EXERCISE OBJECTIVE:
Reproduce the listing exactly, with no pictures in your copy.

INFORMATION PROVIDED:
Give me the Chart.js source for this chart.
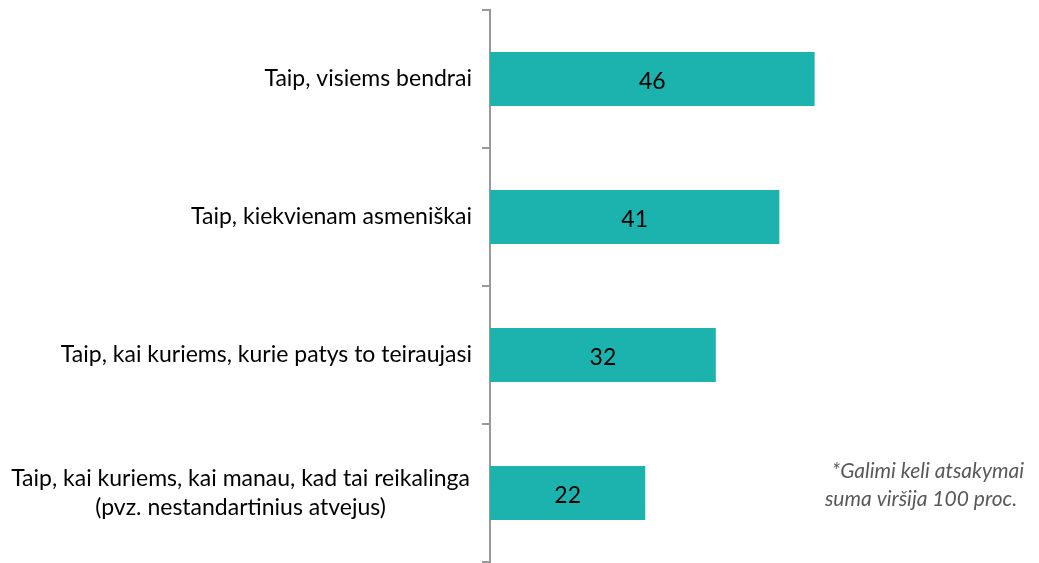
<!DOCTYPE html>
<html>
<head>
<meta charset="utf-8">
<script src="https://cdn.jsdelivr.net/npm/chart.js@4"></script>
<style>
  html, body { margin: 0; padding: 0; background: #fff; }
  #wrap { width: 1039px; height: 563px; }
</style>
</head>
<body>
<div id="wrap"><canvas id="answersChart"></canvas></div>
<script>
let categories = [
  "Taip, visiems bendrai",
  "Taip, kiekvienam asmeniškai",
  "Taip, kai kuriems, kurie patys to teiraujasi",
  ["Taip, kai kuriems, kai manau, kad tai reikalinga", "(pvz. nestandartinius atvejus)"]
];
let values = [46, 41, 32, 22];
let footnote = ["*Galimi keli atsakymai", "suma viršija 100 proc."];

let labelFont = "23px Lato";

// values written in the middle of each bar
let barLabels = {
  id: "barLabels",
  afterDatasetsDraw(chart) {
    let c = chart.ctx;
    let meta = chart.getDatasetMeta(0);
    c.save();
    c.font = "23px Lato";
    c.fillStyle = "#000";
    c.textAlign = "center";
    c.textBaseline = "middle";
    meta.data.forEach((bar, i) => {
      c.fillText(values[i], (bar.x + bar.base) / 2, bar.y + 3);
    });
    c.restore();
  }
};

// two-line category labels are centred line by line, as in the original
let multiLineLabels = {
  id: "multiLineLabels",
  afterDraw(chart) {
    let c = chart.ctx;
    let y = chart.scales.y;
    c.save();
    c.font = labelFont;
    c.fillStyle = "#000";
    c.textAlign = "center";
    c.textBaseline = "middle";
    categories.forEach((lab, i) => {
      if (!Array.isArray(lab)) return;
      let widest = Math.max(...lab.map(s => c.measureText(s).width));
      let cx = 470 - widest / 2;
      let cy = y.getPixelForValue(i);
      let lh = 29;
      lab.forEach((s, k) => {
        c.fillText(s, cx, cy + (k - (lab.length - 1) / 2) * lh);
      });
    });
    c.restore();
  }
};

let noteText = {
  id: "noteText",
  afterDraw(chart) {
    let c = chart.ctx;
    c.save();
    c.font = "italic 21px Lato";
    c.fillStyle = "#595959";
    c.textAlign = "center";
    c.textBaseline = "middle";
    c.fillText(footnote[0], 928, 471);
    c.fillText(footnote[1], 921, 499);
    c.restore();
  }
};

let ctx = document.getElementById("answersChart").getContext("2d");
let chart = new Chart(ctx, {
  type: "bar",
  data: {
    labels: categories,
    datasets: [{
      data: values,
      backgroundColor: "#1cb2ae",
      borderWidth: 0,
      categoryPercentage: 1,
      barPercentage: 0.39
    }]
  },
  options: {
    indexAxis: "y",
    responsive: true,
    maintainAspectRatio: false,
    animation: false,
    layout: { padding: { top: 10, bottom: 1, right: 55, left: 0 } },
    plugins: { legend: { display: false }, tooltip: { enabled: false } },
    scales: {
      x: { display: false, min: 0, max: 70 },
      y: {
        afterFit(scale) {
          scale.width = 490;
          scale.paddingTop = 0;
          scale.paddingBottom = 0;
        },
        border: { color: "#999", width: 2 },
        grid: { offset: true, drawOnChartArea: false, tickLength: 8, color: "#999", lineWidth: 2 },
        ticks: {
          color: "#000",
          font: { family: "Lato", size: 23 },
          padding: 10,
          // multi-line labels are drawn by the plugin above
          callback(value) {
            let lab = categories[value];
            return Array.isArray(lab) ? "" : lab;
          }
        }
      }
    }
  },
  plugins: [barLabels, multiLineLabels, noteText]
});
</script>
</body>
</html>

FINAL RESULT:
Give me the Chart.js source for this chart.
<!DOCTYPE html>
<html>
<head>
<meta charset="utf-8">
<script src="https://cdn.jsdelivr.net/npm/chart.js@4"></script>
<style>
  html, body { margin: 0; padding: 0; background: #fff; }
  #wrap { width: 1039px; height: 563px; }
</style>
</head>
<body>
<div id="wrap"><canvas id="answersChart"></canvas></div>
<script>
let categories = [
  "Taip, visiems bendrai",
  "Taip, kiekvienam asmeniškai",
  "Taip, kai kuriems, kurie patys to teiraujasi",
  ["Taip, kai kuriems, kai manau, kad tai reikalinga", "(pvz. nestandartinius atvejus)"]
];
let values = [46, 41, 32, 22];
let footnote = ["*Galimi keli atsakymai", "suma viršija 100 proc."];

let labelFont = "23px Lato";

// values written in the middle of each bar
let barLabels = {
  id: "barLabels",
  afterDatasetsDraw(chart) {
    let c = chart.ctx;
    let meta = chart.getDatasetMeta(0);
    c.save();
    c.font = "23px Lato";
    c.fillStyle = "#000";
    c.textAlign = "center";
    c.textBaseline = "middle";
    meta.data.forEach((bar, i) => {
      c.fillText(values[i], (bar.x + bar.base) / 2, bar.y + 3);
    });
    c.restore();
  }
};

// two-line category labels are centred line by line, as in the original
let multiLineLabels = {
  id: "multiLineLabels",
  afterDraw(chart) {
    let c = chart.ctx;
    let y = chart.scales.y;
    c.save();
    c.font = labelFont;
    c.fillStyle = "#000";
    c.textAlign = "center";
    c.textBaseline = "middle";
    categories.forEach((lab, i) => {
      if (!Array.isArray(lab)) return;
      let widest = Math.max(...lab.map(s => c.measureText(s).width));
      let cx = 470 - widest / 2;
      let cy = y.getPixelForValue(i);
      let lh = 29;
      lab.forEach((s, k) => {
        c.fillText(s, cx, cy + (k - (lab.length - 1) / 2) * lh);
      });
    });
    c.restore();
  }
};

let noteText = {
  id: "noteText",
  afterDraw(chart) {
    let c = chart.ctx;
    c.save();
    c.font = "italic 21px Lato";
    c.fillStyle = "#595959";
    c.textAlign = "center";
    c.textBaseline = "middle";
    c.fillText(footnote[0], 928, 471);
    c.fillText(footnote[1], 921, 499);
    c.restore();
  }
};

let ctx = document.getElementById("answersChart").getContext("2d");
let chart = new Chart(ctx, {
  type: "bar",
  data: {
    labels: categories,
    datasets: [{
      data: values,
      backgroundColor: "#1cb2ae",
      borderWidth: 0,
      categoryPercentage: 1,
      barPercentage: 0.39
    }]
  },
  options: {
    indexAxis: "y",
    responsive: true,
    maintainAspectRatio: false,
    animation: false,
    layout: { padding: { top: 10, bottom: 1, right: 55, left: 0 } },
    plugins: { legend: { display: false }, tooltip: { enabled: false } },
    scales: {
      x: { display: false, min: 0, max: 70 },
      y: {
        afterFit(scale) {
          scale.width = 490;
          scale.paddingTop = 0;
          scale.paddingBottom = 0;
        },
        border: { color: "#999", width: 2 },
        grid: { offset: true, drawOnChartArea: false, tickLength: 8, color: "#999", lineWidth: 2 },
        ticks: {
          color: "#000",
          font: { family: "Lato", size: 23 },
          padding: 10,
          // multi-line labels are drawn by the plugin above
          callback(value) {
            let lab = categories[value];
            return Array.isArray(lab) ? "" : lab;
          }
        }
      }
    }
  },
  plugins: [barLabels, multiLineLabels, noteText]
});
</script>
</body>
</html>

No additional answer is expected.